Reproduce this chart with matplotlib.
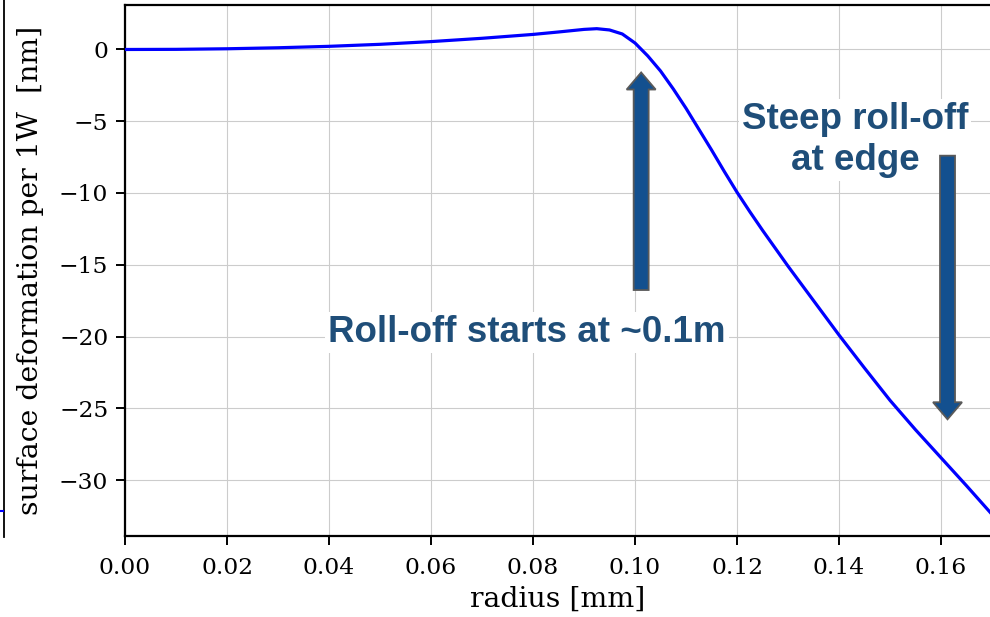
import matplotlib
matplotlib.use("Agg")
import matplotlib.pyplot as plt
from matplotlib.patches import FancyArrow
from matplotlib.lines import Line2D

# data
radius_mm = [0, 0.01, 0.02, 0.03, 0.04, 0.05, 0.06, 0.07, 0.08, 0.085, 0.09,
             0.0925, 0.095, 0.0975, 0.1, 0.1025, 0.105, 0.1075, 0.11, 0.1125,
             0.115, 0.1175, 0.12, 0.1225, 0.125, 0.13, 0.135, 0.14, 0.145, 0.15,
             0.155, 0.16, 0.165, 0.17]
deformation_nm = [0, 0.01, 0.05, 0.12, 0.22, 0.36, 0.55, 0.78, 1.05, 1.22, 1.40,
                  1.45, 1.36, 1.08, 0.45, -0.45, -1.5, -2.75, -4.1, -5.55,
                  -7.0, -8.5, -9.95, -11.3, -12.6, -15.1, -17.5, -19.9, -22.2, -24.45,
                  -26.5, -28.45, -30.4, -32.4]
xticks = [0.00, 0.02, 0.04, 0.06, 0.08, 0.10, 0.12, 0.14, 0.16]
yticks = [0, -5, -10, -15, -20, -25, -30]

text_color = "#1f4e79"
arrow_color = "#13508f"

fig = plt.figure(figsize=(9.9, 6.17), dpi=100)
ax = fig.add_axes([0.1263, 0.1313, 0.8737, 0.8606])

ax.plot(radius_mm, deformation_nm, color="#0000ff", lw=2.3, zorder=3)
ax.set_xlim(0, 0.1696)
ax.set_ylim(-33.9, 3.1)
ax.set_xticks(xticks)
ax.set_xticklabels([f"{v:.2f}" for v in xticks])
ax.set_yticks(yticks)
ax.set_yticklabels([f"{v:d}".replace("-", "\u2212") for v in yticks])
ax.grid(True, color="#cccccc", lw=0.8)
ax.set_axisbelow(True)
for s in ["left", "bottom", "top"]:
    ax.spines[s].set_linewidth(1.6)
ax.spines["right"].set_visible(False)
ax.tick_params(labelsize=16.8, width=1.4, length=6.5)
ax.tick_params(axis="x", pad=8.5)
ax.tick_params(axis="y", pad=5.5)
for lab in ax.get_xticklabels() + ax.get_yticklabels():
    lab.set_family("DejaVu Serif")
ax.set_xlabel("radius [mm]", fontsize=20.4, family="DejaVu Serif", labelpad=5)
ax.set_ylabel("surface deformation per 1W  [nm]", fontsize=20.4,
              family="DejaVu Serif", labelpad=11)

# block arrows (axis aligned, so width is in x units and length in y units)
def arrow(x, y0, y1):
    ax.add_patch(FancyArrow(x, y0, 0, y1 - y0, width=0.00294, head_width=0.00569,
                            head_length=1.19, length_includes_head=True,
                            facecolor=arrow_color, edgecolor="#595959", lw=1.3,
                            zorder=7))

arrow(0.1012, -16.76, -1.6)
arrow(0.16127, -7.4, -25.77)

ax.text(0.0788, -19.7, "Roll-off starts at ~0.1m", fontsize=26.5, fontweight="bold",
        family="Liberation Sans", color=text_color, ha="center", va="center",
        zorder=6, bbox=dict(facecolor="white", edgecolor="none", pad=2))
ax.text(0.1431, -6.3, "Steep roll-off\nat edge", fontsize=26.5, fontweight="bold",
        family="Liberation Sans", color=text_color, ha="center", va="center",
        linespacing=1.2, zorder=6, bbox=dict(facecolor="white", edgecolor="none", pad=2))

# remnant of neighbouring panel at the left edge
fig.add_artist(Line2D([3.5 / 990, 3.5 / 990], [1, 1 - 537 / 617], color="black", lw=1.3))
fig.add_artist(Line2D([0, 3 / 990], [1 - 511 / 617, 1 - 511 / 617], color="#0000ff", lw=1.5))

fig.savefig("out.png", dpi=100)
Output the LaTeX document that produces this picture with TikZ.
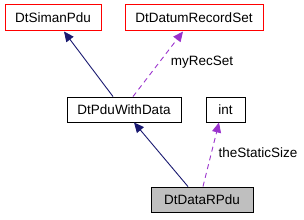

========

▸ Written request: Return each line that includes "with".

▸ Full response:
Reproduce this chart with matplotlib.
Output the LaTeX document that produces this picture with TikZ.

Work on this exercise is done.